Jezeli zauwazysz ze po wrzuceniu biegu i puszczeniu hamulca samochod nie zaczyna powoli ruszac z miejsca trzeba zrobic kalibracje skrzyni testerem przecietnie co 15-20 tys km jak sie tego zaniecha sprzeglo zuzywa sie szybciej.
  
 
Ok uczyule ją zeby jeżdziła delikatnie, chociaz tak jak piszesz Bigelektron to moja siostra uzywa tego auta tylko do niezbednego przemieszczania sie z domu do pracy i naprawde nie w głowie jej "poszaleć" autem. Prawda jest taka ze wcześniej jeżdziła ( i ja również ją testowałem ) automatem Corsa i nie było zadnych problemów. Na razie niepokoi mnie szarpanie podczas ruszania. Ruszanie nawet z bardzo delikatnym ( naprawde deliktnym prawie nieszłyszalnym ) zwiększaniem obrotów jednak powoduje ruszanie z szarpnieciem. No ale tak jak wspominałe, na razie jeździ i mam nadzieje ze bedziej jak najdłużej bo wydatki ok 10tys na wymiane skrzyni czy podzespołów to naprawde szkokując były by dla mojej siostry pieniadze.
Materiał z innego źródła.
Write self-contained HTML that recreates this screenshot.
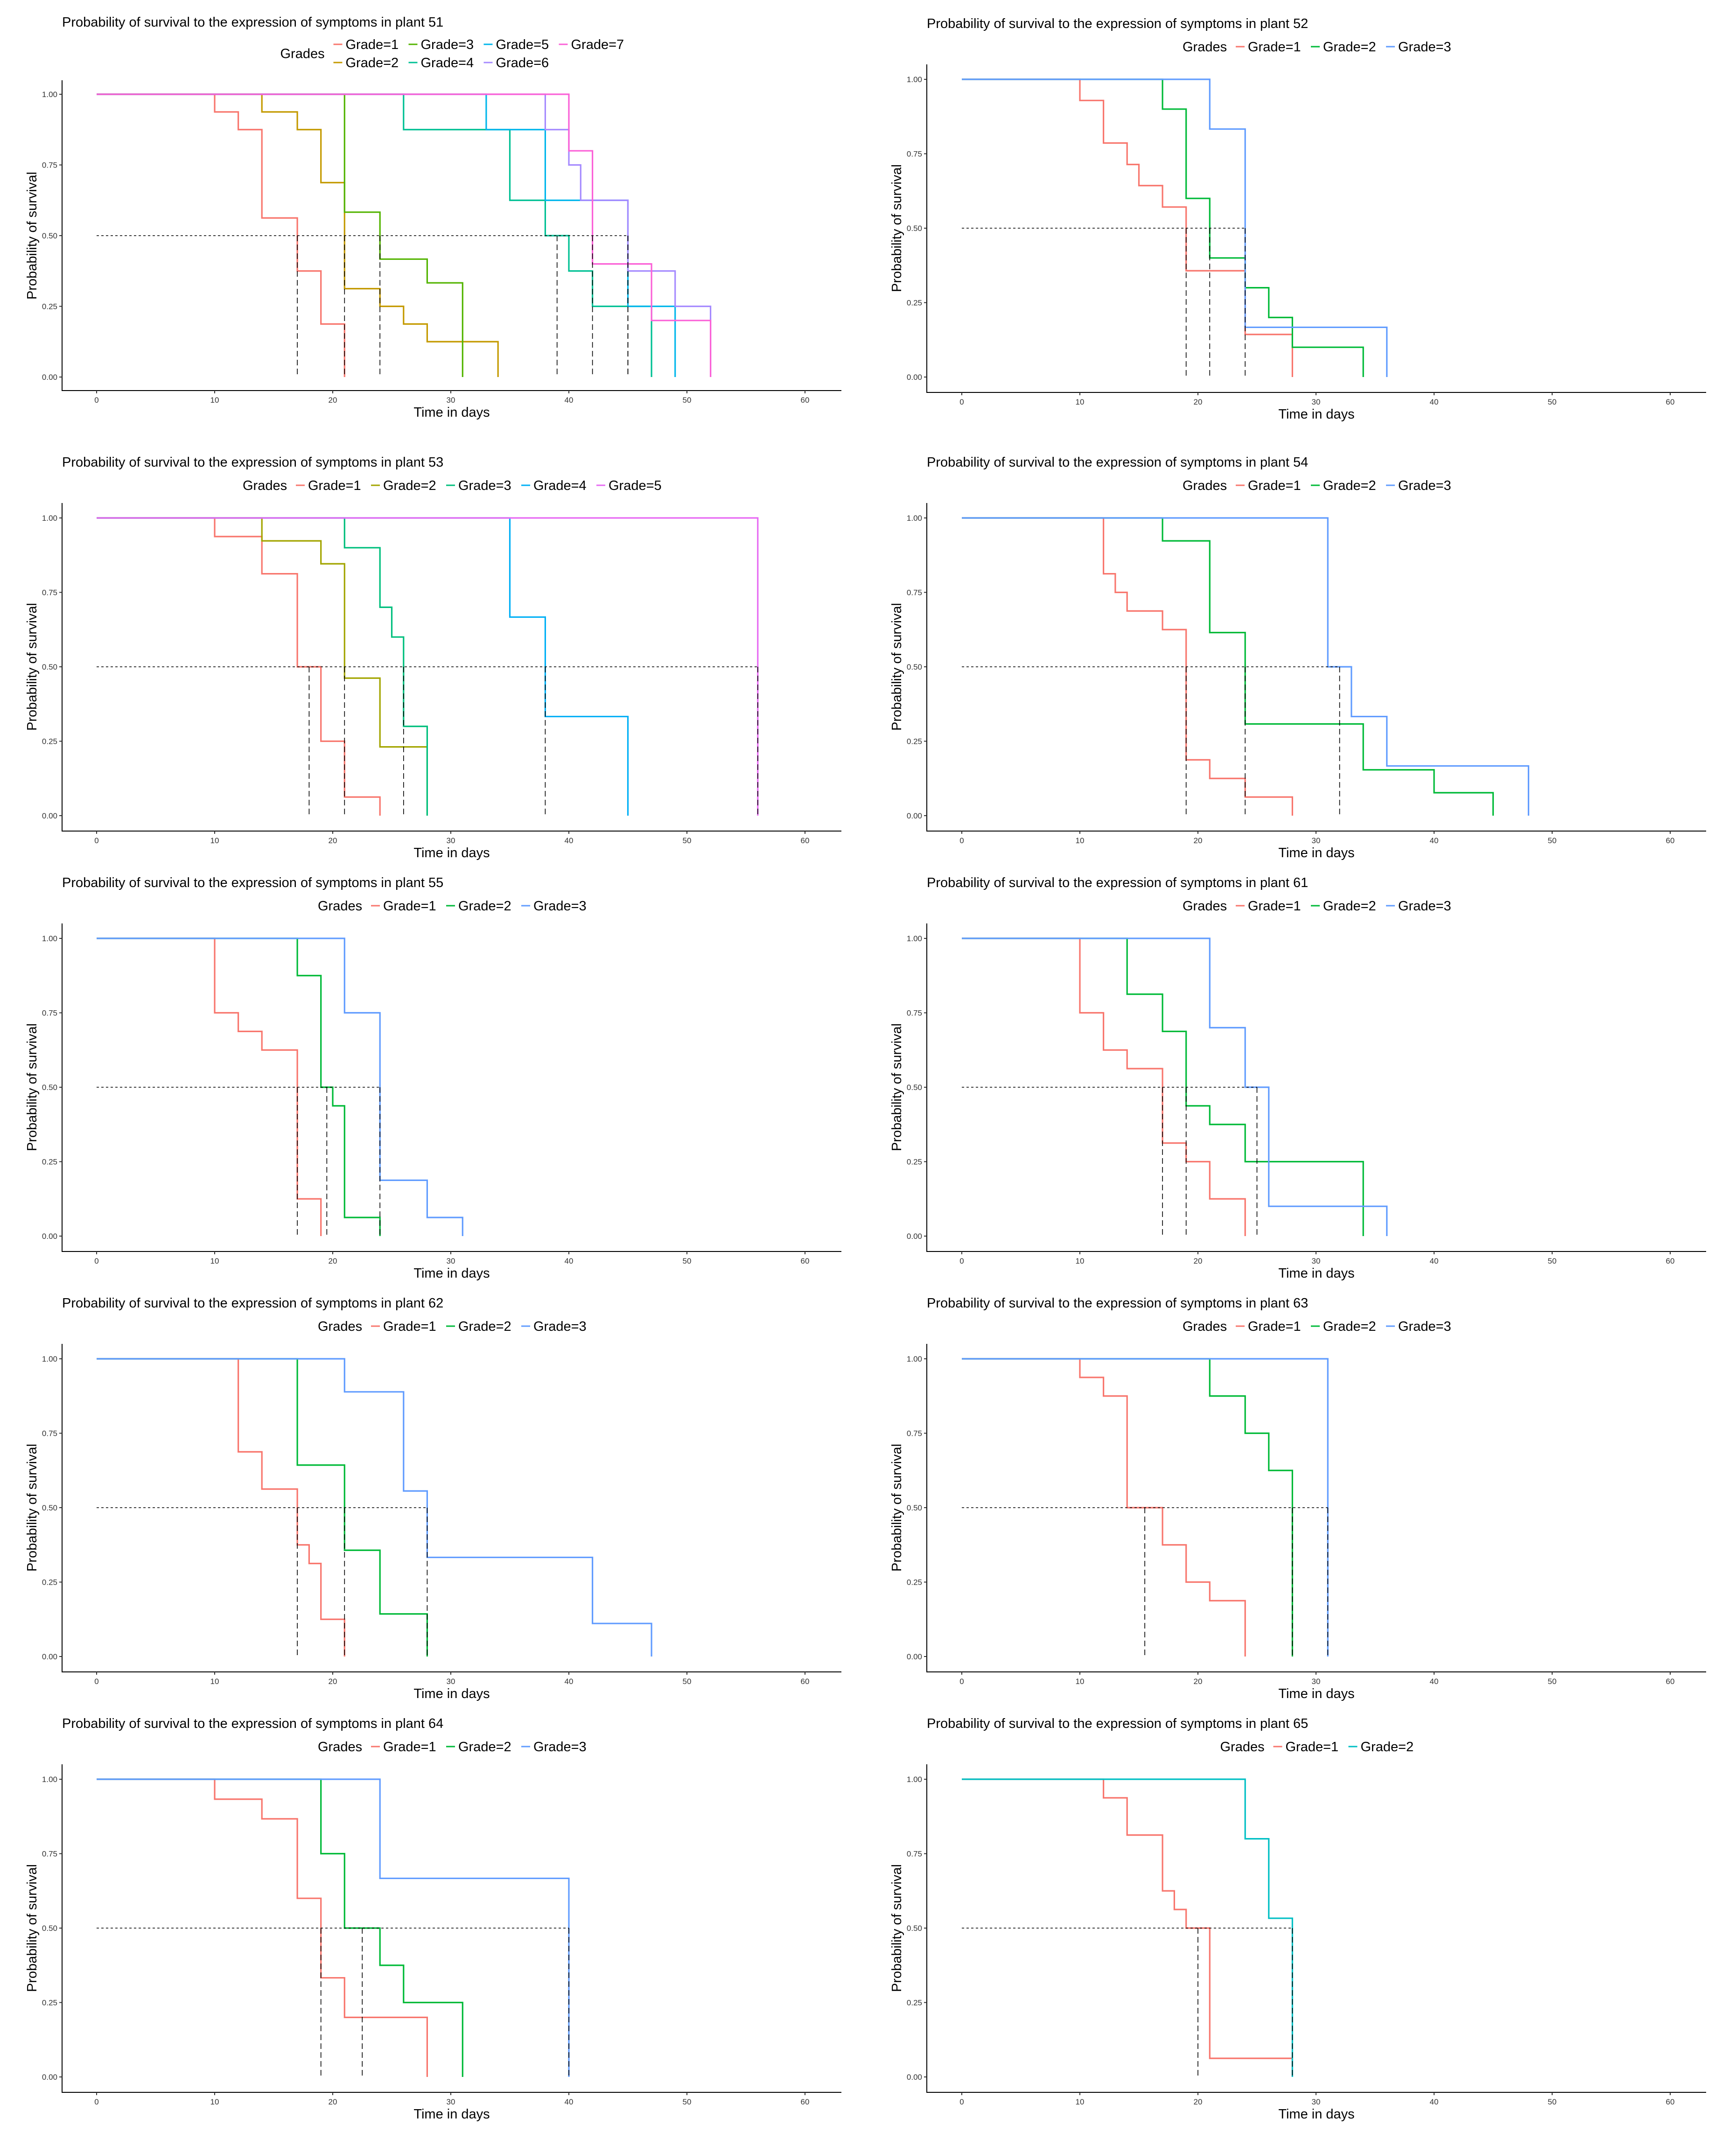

Natomiast jeżli chodzi o kalibracje byłem miesiąc temu na ostanim przegladzie. Specjalnie pojchełam na koniec gwarancji ( chociaz nie trzeba było patrzac na przebieg i wcześniejsze przeglady ) ale nic nie wspominali, że coś takiego jak kalibracja skrzyni powinna być wykoywana. No bynajmniej zadzwonie jeszcze do nich po wolnym i zapytam.

Pozdrawiam i dzieki
  
 
Jeszcze dodajac..
W sumie po wrzuceniu biegu jezli sie nie dodaje "gazu" to auto stoi.
Wiec może jeszcze nie jest tak źle..
  
 
Cytat:
2009-05-01 23:40:05, joe__ pisze:
Jeszcze dodajac.. W sumie po wrzuceniu biegu jezli sie nie dodaje "gazu" to auto stoi. Wiec może jeszcze nie jest tak źle..


No wlasnie ma ruszac a nie stac ,dlatego potem szarpie po dodaniu gazu bo lapie przy wyzszych obrotach i dluzej piluje na poslizgu.
W czynnosciach przegladowych tego niema.
Musisz pojechac i zazyczyc sobie aby wykonali inicjacje Ecu skrzyni i sprzegla.Sa w testerze takie trzy lub dwie pozycje do wykonania w zaleznosci od modelu.W trakcie inicjalizacji komputer uczy sie nowych ustawien i luzow jakie powstaly w skrzyni i na sprzegle.Prawidlowo jak wrzucisz bieg na pracujacym silniku i stoisz na rownym to po puszczeniu hamulca powinien powoli ruszac,jezeli tego nie robi tzn ze sprzeglo sie wkrotce skonczy.
  
 
Oki Bigelektron, zrobię jak mówisz w najbliższym czasie podjade do naszego bydgoskiego serwisu i zobacze co powiedzą.